Friday, May 20, 2011

Read between the Lines

In every relationship, there are distinct key first time ever moments. The first glance. The first handshake. The first smile. The first phone call. The first date. The first kiss. The first fight. The first make-up. And on it goes.

But the most crucial ‘first’ is the moment someone says, “I love you”.

Three simple words where love’s the central theme, as the song goes. And yet, some couples never say it. My sister once asked our mother if she’d ever said “I love you” to Daddy, and Mother replied, “Oh, don’t be silly, darling, we’re not Americans!”

Michelle later said that with parents like ours for role models, it’s a miracle we and our baby brother didn’t end up in a monastery and a nunnery. “I think it’s important to tell someone you love them. Otherwise, how will they know?”

Leave it to my flatmate Saffy to put things into perspective.

As regulars of this column will know, after years of fruitless dates (including one Henny Hartono who really was a fruit, if you know what I mean), endless Friday nights at home consoling herself with the DVD box-set of Sex and The City and a huge plate of pasta, Saffy recently met the very lovely Bradley.

Bradley, as it turns out, is not only extremely sweet, he’s also unfairly good looking and thinks the world begins and ends with Saffy. His devotion to her recently reached a fevered pitch when he bought her, without being asked, a bottle of Estee Lauder’s Advanced Night Repair serum.

“Good Lord,” Amanda sighed when Saffy came home from her date with Bradley, carrying her little Estee Lauder pouch, “where did you find this guy?”
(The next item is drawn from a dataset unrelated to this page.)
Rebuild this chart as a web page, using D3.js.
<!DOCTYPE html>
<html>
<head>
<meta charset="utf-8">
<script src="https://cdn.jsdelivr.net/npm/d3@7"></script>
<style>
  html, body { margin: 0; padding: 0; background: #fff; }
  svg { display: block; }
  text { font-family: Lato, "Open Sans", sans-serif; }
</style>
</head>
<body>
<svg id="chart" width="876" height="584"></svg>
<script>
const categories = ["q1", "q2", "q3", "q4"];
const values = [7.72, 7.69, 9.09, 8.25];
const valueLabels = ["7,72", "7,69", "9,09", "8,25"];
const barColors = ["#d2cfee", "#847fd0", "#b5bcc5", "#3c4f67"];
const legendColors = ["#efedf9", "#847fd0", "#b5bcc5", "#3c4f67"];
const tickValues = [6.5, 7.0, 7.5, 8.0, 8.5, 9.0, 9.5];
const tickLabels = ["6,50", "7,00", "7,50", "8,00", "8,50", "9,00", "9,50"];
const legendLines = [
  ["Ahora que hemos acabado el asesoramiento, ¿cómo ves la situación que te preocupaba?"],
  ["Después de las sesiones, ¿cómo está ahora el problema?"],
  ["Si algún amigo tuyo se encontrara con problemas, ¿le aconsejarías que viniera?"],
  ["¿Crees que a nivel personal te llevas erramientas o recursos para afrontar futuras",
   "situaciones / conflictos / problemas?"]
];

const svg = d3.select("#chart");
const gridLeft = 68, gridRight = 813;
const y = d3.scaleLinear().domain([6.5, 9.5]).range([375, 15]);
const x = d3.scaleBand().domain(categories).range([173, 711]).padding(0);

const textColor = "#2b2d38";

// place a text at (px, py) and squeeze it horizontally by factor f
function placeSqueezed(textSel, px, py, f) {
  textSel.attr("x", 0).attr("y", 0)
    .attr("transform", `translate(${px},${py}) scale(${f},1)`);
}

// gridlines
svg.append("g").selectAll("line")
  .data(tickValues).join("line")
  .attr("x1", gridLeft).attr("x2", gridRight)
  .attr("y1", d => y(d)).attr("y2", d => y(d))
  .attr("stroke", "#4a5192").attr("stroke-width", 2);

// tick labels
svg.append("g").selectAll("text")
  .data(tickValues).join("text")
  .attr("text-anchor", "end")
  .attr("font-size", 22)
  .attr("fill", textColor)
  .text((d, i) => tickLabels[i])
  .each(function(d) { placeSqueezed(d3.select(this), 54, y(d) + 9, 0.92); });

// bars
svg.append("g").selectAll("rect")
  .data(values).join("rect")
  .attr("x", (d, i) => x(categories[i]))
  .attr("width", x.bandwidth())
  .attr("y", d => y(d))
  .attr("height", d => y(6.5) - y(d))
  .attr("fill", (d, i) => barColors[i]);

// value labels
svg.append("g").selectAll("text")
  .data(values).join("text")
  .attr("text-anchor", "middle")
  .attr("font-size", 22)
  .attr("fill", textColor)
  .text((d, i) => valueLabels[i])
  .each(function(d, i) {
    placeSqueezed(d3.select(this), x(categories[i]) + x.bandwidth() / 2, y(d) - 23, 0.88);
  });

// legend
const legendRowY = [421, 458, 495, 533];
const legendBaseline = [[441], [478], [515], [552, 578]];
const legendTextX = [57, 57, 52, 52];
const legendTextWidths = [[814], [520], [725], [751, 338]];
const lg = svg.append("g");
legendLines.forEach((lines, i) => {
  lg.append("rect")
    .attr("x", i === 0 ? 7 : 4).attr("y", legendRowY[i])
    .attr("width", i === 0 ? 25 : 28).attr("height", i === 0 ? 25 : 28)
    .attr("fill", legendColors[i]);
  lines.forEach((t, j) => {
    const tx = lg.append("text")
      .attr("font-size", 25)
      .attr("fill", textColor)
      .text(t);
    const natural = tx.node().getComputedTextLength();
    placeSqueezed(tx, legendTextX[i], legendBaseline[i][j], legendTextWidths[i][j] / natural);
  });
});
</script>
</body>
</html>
“I know,” Saffy said with immense satisfaction, her bosom inflating. “Any man who will voluntarily walk up to a beauty counter and spend half an hour discussing the merits of various facial creams for his girlfriend, which would be me, is basically a walking lottery jackpot.”

Amanda’s eyes were dewy. “That’s amazing. Has he said ‘I love you’ yet?”

“No, and I don’t think he’s ever going to,” Saffy said.

Amanda sat up straight. “What do you mean?”

“Well, I’ve said it many times, and he just blushes and hugs me and kisses me,” Saffy said. “Once he replied, ‘That’s sweet of you!’ and then he did that thing he does with his teeth and completely distracted me, and that was that.”

“You’re ok with that?” I asked, mentally taking copious notes.

“I just don’t think he’s an ‘I love you’ kind of a guy, you know? And really, what does it all mean in the end? They’re just words. It’s taken me a long time to work this out, but there was a time when having a guy say ‘I love you’ to me was the single most important thing in the relationship. Because if he doesn’t say it, how will I know where the relationship is going?”

I was startled. “Have you been speaking to my sister?” I asked.

“We’ve had this conversation so many times before,” Saffy said. “And, anyway, the last time a guy said ‘I love you’ to me, he turned out to be married with two kids.”

And not only that, he was also having an affair with Rommy, his Indonesian maid. Saffy took great satisfaction in reporting him to both the Ministry of Manpower and to his wife. When news arrived that she’d ditched him in a very expensive divorce, Saffy took us all out to Morton’s to celebrate.

Which, of course, then started everyone on a romantic retrospective when we thought back on all our past relationships in which “I love you” had been uttered and realized that they were exactly that: Past.

“Remember the time, I said ‘I love you’ to Andrew Pang and he said, ‘Thank you’ and how pissed I was?” Amanda said. “Gosh, maybe he wasn’t so bad after all.”

“No, he was a jerk,” Saffy said firmly. “Any man who is still splitting the bill after the fourth date is not someone you want to walk down the aisle with.”

A few days later, when the subject came up at lunch, Sharyn said, “Aiyoh, why you people always must say ‘I love you’, one? I tell you, hah, tok is cheap! Anyone can say ‘I love you’! I go Andy Lau concert, I scream ‘I love you’ also, but mean nothing, right? More important is how the man treat you. If he buy you Estee Lauder, he sure love you! When he buy you Louis Vuitton, confirm he will marry you!”

Amanda says someone should give Sharyn her own talk show. “She’s Oprah with a Singlish accent!”